> [PROBLEM TO SOLVE] Pull out every line in the data that has the string "this" in it.

> [DATASET CONTENT]
# # #

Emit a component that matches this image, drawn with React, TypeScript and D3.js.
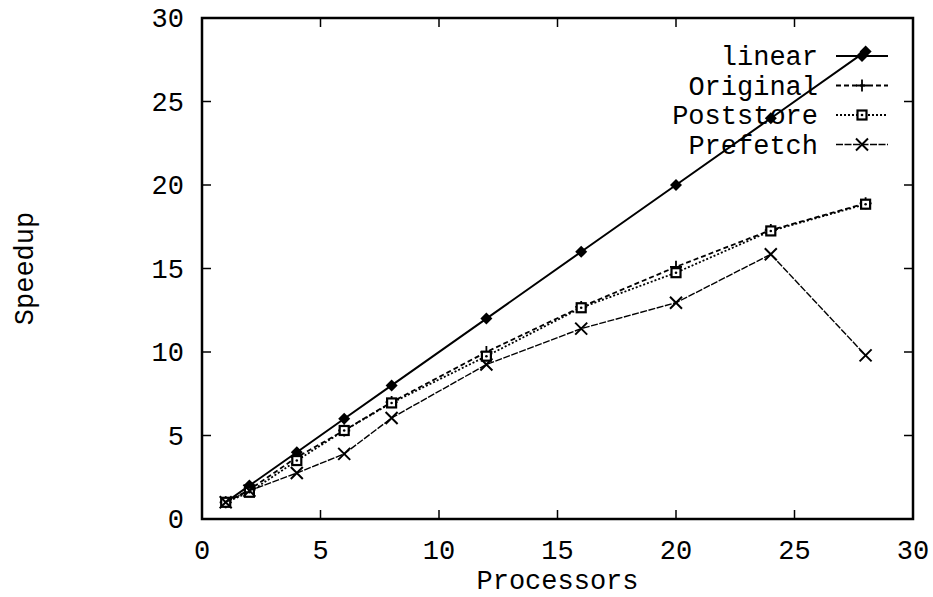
import * as d3 from "d3";

const processors = [1, 2, 4, 6, 8, 12, 16, 20, 24, 28];
const linearSpeedup = [1, 2, 4, 6, 8, 12, 16, 20, 24, 28];
const originalSpeedup = [1, 1.75, 3.7, 5.3, 7.0, 10.0, 12.7, 15.1, 17.3, 18.9];
const poststoreSpeedup = [1, 1.6, 3.5, 5.3, 6.95, 9.75, 12.65, 14.75, 17.25, 18.85];
const prefetchSpeedup = [1, 1.7, 2.75, 3.9, 6.05, 9.25, 11.4, 12.95, 15.85, 9.8];
const xTickValues = [0, 5, 10, 15, 20, 25, 30];
const yTickValues = [0, 5, 10, 15, 20, 25, 30];
const seriesNames = ["linear", "Original", "Poststore", "Prefetch"];

const FONT = "'Courier New', 'Liberation Mono', monospace";

type Pt = { x: number; y: number };

function Marker({ kind, x, y }: { kind: string; x: number; y: number }) {
	if (kind === "linear") {
		const r = 6;
		return (
			<path
				d={`M${x},${y - r}L${x + r},${y}L${x},${y + r}L${x - r},${y}Z`}
				fill="#000"
			/>
		);
	}
	if (kind === "Original") {
		const r = 6;
		return (
			<path
				d={`M${x - r},${y}H${x + r}M${x},${y - r}V${y + r}`}
				stroke="#000"
				strokeWidth={1.8}
			/>
		);
	}
	if (kind === "Poststore") {
		const r = 4.5;
		return (
			<g>
				<rect
					x={x - r}
					y={y - r}
					width={2 * r}
					height={2 * r}
					fill="#fff"
					stroke="#000"
					strokeWidth={2.2}
				/>
				<circle cx={x} cy={y} r={1.3} fill="#000" />
			</g>
		);
	}
	const r = 6;
	return (
		<path
			d={`M${x - r},${y - r}L${x + r},${y + r}M${x - r},${y + r}L${x + r},${y - r}`}
			stroke="#000"
			strokeWidth={2}
		/>
	);
}

export default function App() {
	const width = 933;
	const height = 597;
	const left = 202;
	const right = 913;
	const top = 18;
	const bottom = 519;

	const x = d3.scaleLinear().domain([0, 30]).range([left, right]);
	const y = d3.scaleLinear().domain([0, 30]).range([bottom, top]);

	const line = d3
		.line<Pt>()
		.x((d) => x(d.x))
		.y((d) => y(d.y));

	const series = [
		{ name: "linear", values: linearSpeedup, dash: "none", sw: 2 },
		{ name: "Original", values: originalSpeedup, dash: "5,3", sw: 1.8 },
		{ name: "Poststore", values: poststoreSpeedup, dash: "2,2", sw: 1.8 },
		{ name: "Prefetch", values: prefetchSpeedup, dash: "7,1.5", sw: 1.4 },
	];

	const legendY = [56, 85.5, 115, 144.5];
	const tickLen = 9;

	return (
		<svg
			width={width}
			height={height}
			style={{ position: "absolute", left: 0, top: 0, background: "#fff" }}
		>
			{/* ticks, mirrored on all four sides */}
			{xTickValues.map((t) => (
				<g key={`xt${t}`}>
					<line x1={x(t)} x2={x(t)} y1={bottom} y2={bottom - tickLen} stroke="#000" strokeWidth={1.5} />
					<line x1={x(t)} x2={x(t)} y1={top} y2={top + tickLen} stroke="#000" strokeWidth={1.5} />
					<text
						x={x(t)}
						y={559}
						textAnchor="middle"
						fontFamily={FONT}
						fontSize={27}
					>
						{t}
					</text>
				</g>
			))}
			{yTickValues.map((t) => (
				<g key={`yt${t}`}>
					<line x1={left} x2={left + tickLen} y1={y(t)} y2={y(t)} stroke="#000" strokeWidth={1.5} />
					<line x1={right} x2={right - tickLen} y1={y(t)} y2={y(t)} stroke="#000" strokeWidth={1.5} />
					<text
						x={184}
						y={y(t)}
						dy="0.35em"
						textAnchor="end"
						fontFamily={FONT}
						fontSize={27}
					>
						{t}
					</text>
				</g>
			))}

			{/* series */}
			{series.map((s) => {
				const pts: Pt[] = processors.map((p, i) => ({ x: p, y: s.values[i] }));
				return (
					<g key={s.name}>
						<path
							d={line(pts) ?? ""}
							fill="none"
							stroke="#000"
							strokeWidth={s.sw}
							strokeDasharray={s.dash}
						/>
						{pts.map((p, i) => (
							<Marker key={i} kind={s.name} x={x(p.x)} y={y(p.y)} />
						))}
					</g>
				);
			})}

			{/* legend */}
			{seriesNames.map((name, i) => {
				const s = series[i];
				return (
					<g key={`lg${name}`}>
						<text
							x={818}
							y={legendY[i]}
							dy="0.35em"
							textAnchor="end"
							fontFamily={FONT}
							fontSize={27}
						>
							{name}
						</text>
						<line
							x1={836}
							x2={888}
							y1={legendY[i]}
							y2={legendY[i]}
							stroke="#000"
							strokeWidth={s.sw}
							strokeDasharray={s.dash}
						/>
						<Marker kind={name} x={862} y={legendY[i]} />
					</g>
				);
			})}

			{/* frame */}
			<rect
				x={left}
				y={top}
				width={right - left}
				height={bottom - top}
				fill="none"
				stroke="#000"
				strokeWidth={2.5}
			/>

			<text
				x={(left + right) / 2}
				y={589}
				textAnchor="middle"
				fontFamily={FONT}
				fontSize={27}
			>
				Processors
			</text>
			<text
				transform={`translate(33,${(top + bottom) / 2}) rotate(-90)`}
				textAnchor="middle"
				fontFamily={FONT}
				fontSize={27}
			>
				Speedup
			</text>
		</svg>
	);
}
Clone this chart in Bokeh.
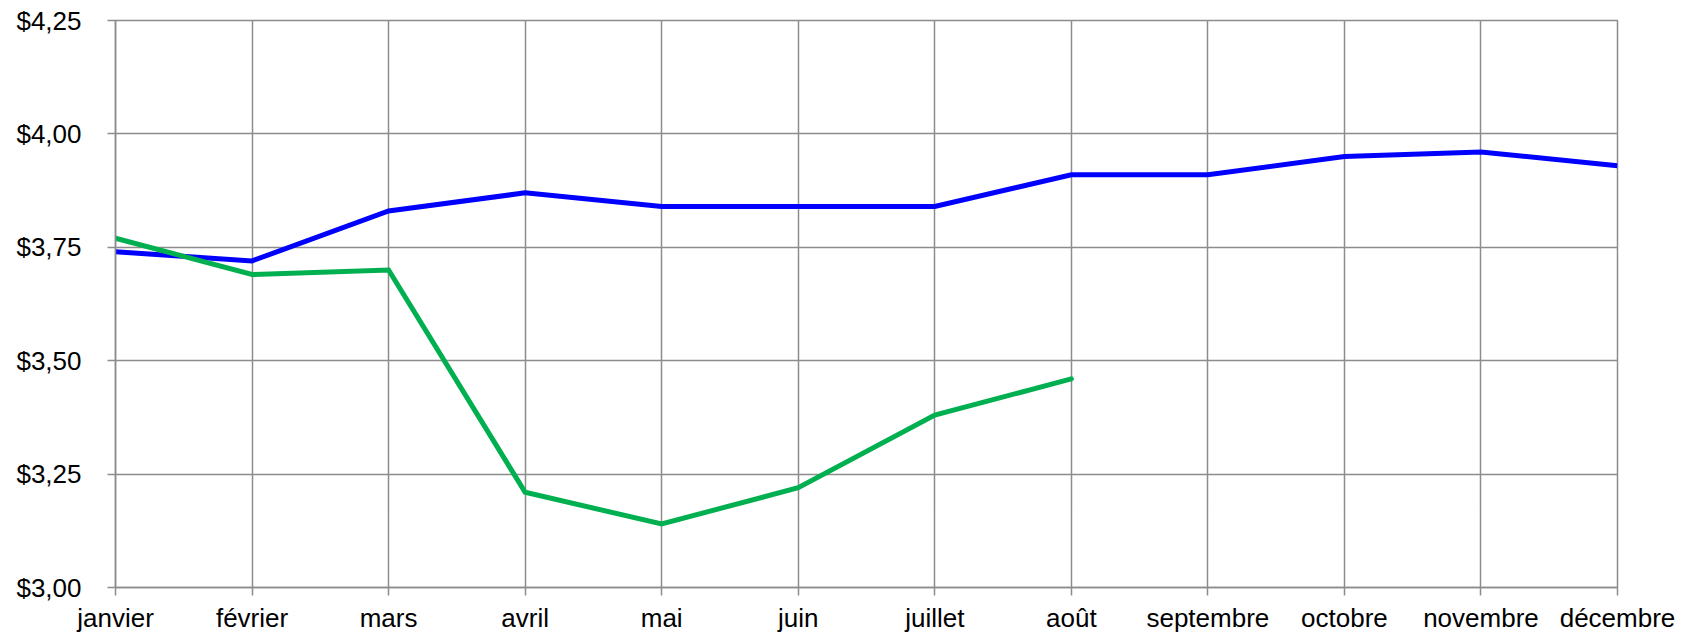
from bokeh.plotting import figure
from bokeh.models import Range1d, FixedTicker
from bokeh.embed import file_html
from bokeh.resources import INLINE

months = ["janvier", "février", "mars", "avril", "mai", "juin", "juillet",
          "août", "septembre", "octobre", "novembre", "décembre"]
blue_values = [3.74, 3.72, 3.83, 3.87, 3.84, 3.84, 3.84, 3.91, 3.91, 3.95, 3.96, 3.93]
green_values = [3.77, 3.69, 3.70, 3.21, 3.14, 3.22, 3.38, 3.46]
y_ticks = [3.00, 3.25, 3.50, 3.75, 4.00, 4.25]
y_tick_labels = ["$3,00", "$3,25", "$3,50", "$3,75", "$4,00", "$4,25"]

GRID = "#8c8c8c"
FONT = "Liberation Sans"

p = figure(frame_width=1502, frame_height=567, output_backend="svg",
           toolbar_location=None, min_border_left=115, min_border_right=66,
           min_border_top=20, min_border_bottom=30,
           x_range=Range1d(0, len(months) - 1), y_range=Range1d(y_ticks[0], y_ticks[-1]))

xs = list(range(len(months)))
p.line(xs, blue_values, line_color="#0000ff", line_width=5, line_join="miter")
p.line(xs[:len(green_values)], green_values, line_color="#00b050", line_width=5,
       line_join="miter", line_cap="round")

p.xaxis.ticker = FixedTicker(ticks=xs)
p.xaxis.major_label_overrides = {i: m for i, m in enumerate(months)}
p.yaxis.ticker = FixedTicker(ticks=y_ticks)
p.yaxis.major_label_overrides = {t: l for t, l in zip(y_ticks, y_tick_labels)}

for ax in (p.xaxis, p.yaxis):
    ax.axis_line_color = GRID
    ax.axis_line_width = 1.5
    ax.major_tick_line_color = GRID
    ax.major_tick_line_width = 1.5
    ax.major_tick_in = 0
    ax.major_tick_out = 8
    ax.minor_tick_line_color = None
    ax.major_label_text_font = FONT
    ax.major_label_text_font_size = "26px"
    ax.major_label_text_color = "#000000"
p.yaxis.major_label_standoff = 26
p.xaxis.major_label_standoff = 7

p.xgrid.ticker = FixedTicker(ticks=xs)
p.ygrid.ticker = FixedTicker(ticks=y_ticks)
for g in (p.xgrid, p.ygrid):
    g.grid_line_color = GRID
    g.grid_line_width = 1.5

p.outline_line_color = GRID
p.outline_line_width = 1.5
p.background_fill_color = "white"
p.border_fill_color = "white"

open("out.html", "w").write(file_html(p, INLINE))
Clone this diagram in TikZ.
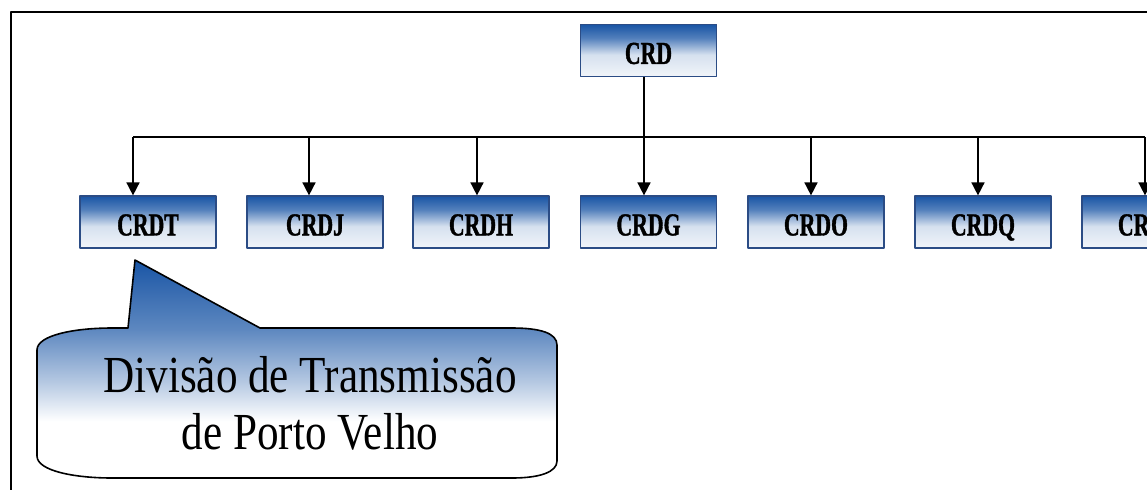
\documentclass[tikz,border=0pt]{standalone}
\usepackage{fontspec}
\setmainfont{Liberation Serif}
\newfontfamily\unitfont{Liberation Serif}[FakeStretch=0.68,FakeBold=1.2]
\newfontfamily\notefont{Liberation Serif}[FakeStretch=0.83]
\usetikzlibrary{arrows.meta,positioning}
\definecolor{unitblue}{HTML}{1955A5}
\definecolor{unitedge}{HTML}{2B4C85}
\pgfdeclareverticalshading{unitshade}{100bp}{color(0bp)=(unitblue!6!white); color(25bp)=(unitblue!6!white); color(46bp)=(unitblue!18!white); color(62bp)=(unitblue!75!white); color(75bp)=(unitblue); color(100bp)=(unitblue)}
\pgfdeclareverticalshading{noteshade}{100bp}{color(0bp)=(white); color(38bp)=(white); color(47bp)=(unitblue!32!white); color(59bp)=(unitblue!70!white); color(75bp)=(unitblue); color(100bp)=(unitblue)}

\begin{document}
\begin{tikzpicture}[x=0.5pt,y=-0.5pt,line join=round,
    unit/.style={draw=unitedge,line width=0.6pt,shade,shading=unitshade,
      minimum width=68pt,minimum height=26pt,inner sep=0pt,
      text height=13.4pt,text depth=0pt,
      font=\unitfont\bfseries\fontsize{16}{18}\selectfont},
    link/.style={line width=0.8pt},
    arr/.style={link,-{Triangle[length=6.5pt,width=6.5pt]}}]
  \useasboundingbox (0,0) rectangle (1147,489);
  \clip (0,0) rectangle (1147,489);
  % frame (only top and left side visible)
  \draw[line width=1pt] (10.5,600) -- (10.5,12) -- (1300,12);

  % units
  \node[unit] (crd) at (648.5,50.5) {CRD};
  \node[unit] (crdt) at (148,222) {CRDT};
  \node[unit] (crdj) at (315,222) {CRDJ};
  \node[unit] (crdh) at (481,222) {CRDH};
  \node[unit] (crdg) at (648.5,222) {CRDG};
  \node[unit] (crdo) at (816,222) {CRDO};
  \node[unit] (crdq) at (983,222) {CRDQ};
  \node[unit] (crdcut) at (1150,222) {CR\phantom{DQ}};

  % connectors
  \coordinate (busL) at (133,137);
  \coordinate (busR) at (1145,137);
  \draw[link] (busL) -- (busR);
  \draw[link] ([xshift=-2.25pt]crd.south) -- ([xshift=-2.25pt]crd.south |- busL);
  \foreach \u/\dx in {crdt/-7.5,crdj/-3,crdh/-2,crdg/-2.25,crdo/-2.5,crdq/-2.5,crdcut/-2.5}
    \draw[arr] ([xshift=\dx pt]\u.north |- busL) -- ([xshift=\dx pt]\u.north);

  % callout
  \shadedraw[shading=noteshade,line width=0.8pt]
    (135,260) -- (260,328) -- (512,328)
    .. controls (540,328) and (557,333) .. (557,345) -- (557,461)
    .. controls (557,472) and (540,478) .. (512,478) -- (112,478)
    .. controls (75,478) and (37,471) .. (37,456) -- (37,350)
    .. controls (37,335) and (75,328) .. (112,328) -- (128,328) -- cycle;
  \node[font=\notefont\fontsize{26}{28.5}\selectfont,align=center,inner sep=0pt]
    (note) at (310,403) {Divisão de Transmissão\\de Porto Velho};
\end{tikzpicture}
\end{document}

# # #

> [TASK ANSWER]
Emit a component that matches this image, drawn with React, TypeScript and D3.js.
Clone this chart in Bokeh.
Clone this diagram in TikZ.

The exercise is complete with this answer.